Louis ne pouvait pas refuser de répondre à son appel. Il lui semblait évident, comme un symbole de toutes ces années passées ensemble, de finir à la nage. C’est Lydia et Samuel qui l’accueillent au petit matin. Tout au long de cette journée, baignée par le soleil et la fraicheur du fleuve, d’autres invités arrivent. Ils sont comme Louis, d’anciens amants qu’elle quittait insouciante, instable, au gré du courant de la vie. En attendant l’invité principal, on se remémore les jours heureux en profitant de l’ombre de son grand arbre préféré et de la douceur du fleuve filant vers la mer. Les jours passent, mais elle n’est toujours pas là. Laure, sa fille, vient saluer ses vieux compagnons. Elle ne connait pas son père et ne s’en préoccupe pas. C’est le temps du souvenir qui puise ses racines dans la mémoire encore vive. C’est le temps de se noyer dans le paysage, dans une errance quand se mêlent le bonheur fugace des jours anciens et l’attente. Pour Louis, comme pour les autres, ces quelques jours au bord de la Loire deviennent le moment profond d’un éveil. De ces petites morts qui nous aident à grandir tout au long de la vie. Ce sont ces éclaircies, ces petits riens que l’on garde et qu’on transporte dans notre voyage de la naissance à la mort.

Il est difficile, malgré la tentation, de dévoiler l’intrigue de la nouvelle histoire d’Etienne Davodeau. Une fois de plus, c’est toute la poésie d’une femme, d’un fleuve dans son quotidien ordinaire. C’est la saveur de ces jours devenus précieux au fil des ans, impérissables trésors que l’on garde en son cœur. C’est ce qui nous grandit, nous permet d’avancer, comme le fleuve, de sa source à l’oubli dans le grand océan. Ces fragrances d’existence composent l’histoire au nom de pierre précieuse, d’Agathe. C’est le poids du deuil et surtout de l’absence qui marque chacun des personnages. C’est la trace que l’on voudrait trouver dans l’autre pour Louis. Dans cette histoire simple, Davodeau balaye toute la joie, la tendresse d’une vie. Les paysages s’inscrivent comme une évidence. Ils ne sont pas hors du temps, hors de l’histoire, mais bien des personnages à part entière. Le fil de cette histoire, ailleurs, serait autre, prendrait une forme et un chemin différents. Dès ses début, Davodeau bouscule la bande dessinée, déjà en mutation profonde. Il inscrit avec talent le quotidien comme un récit prenant. Pour la première fois, il raconte quelque chose qui appartient à la fois à un autre et en même temps en dit plus sur nous-mêmes que toute fiction. Il dévoile un genre nouveau que d’autres empruntent avec plus ou moins de talent. Dans ce dernier récit apparaît une autre évidence, celle de l’importance du décor, du paysage.
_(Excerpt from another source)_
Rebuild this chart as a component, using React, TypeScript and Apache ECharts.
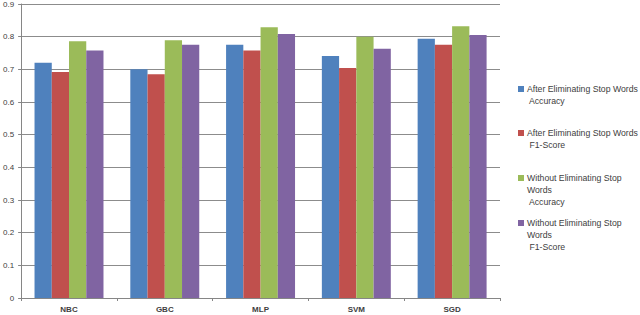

« L’artiste enfin est un voyant qui sait découvrir derrière les choses ce que l’homme ordinaire n’a pas su percevoir, il sait regarder et pourrait satisfaire ces attentes d’un regard. » Isabelle Trivisani-Moreau Le Regard de L’artiste Presses universitaires de Rennes.

Dans Loire, toutes ces aquarelles renforcent la magie du récit. Il capte l’âme d’un moment sur le fleuve. Que ce soit un pont et la ville au loin, une sterne, un rapace rasant les flots, un héron sur la berge, un vieil homme contemplatif, il transforme des moments simples du paysage, de jour comme de nuit, en magie existentielle. Le contemplatif, la méditation quand l’esprit finit par se fondre dans le décor. Quand l’humain, le fleuve et tout ce qui nous entoure ne font plus qu’un, d’âme à âme. C’est le secret du peintre, s’oublier dans l’essentiel. Les arbres frémissent, le fleuve bouillonne, l’herbe tremble, les maisons de pierre sont bien plus que des habitations. Le moment du deuil devient celui de la continuité et non plus du vide. Nous pensons à un autre récit, celui de l’émancipation avec Lulu femme nue, peut-être Agathe aujourd’hui. Quelques moments s’élèvent comme des nuages du sommet de la montagne. C’est l’arrivée de Louis et sa traversée à la nage, la présence d’un arbre, la baignade. Et surtout, cet instant qui est pour nous une métaphore de l’album, la rencontre d’un vieil homme au bord du fleuve. « Elle a l’air tranquille. On croit la connaître, mais elle fait bien ce qu’elle veut. » Et si, tout simplement, Agathe était une métaphore du fleuve. Pour moi, bien plus qu’un album sur le deuil, c’est une poésie, un cri d’amour à la Loire.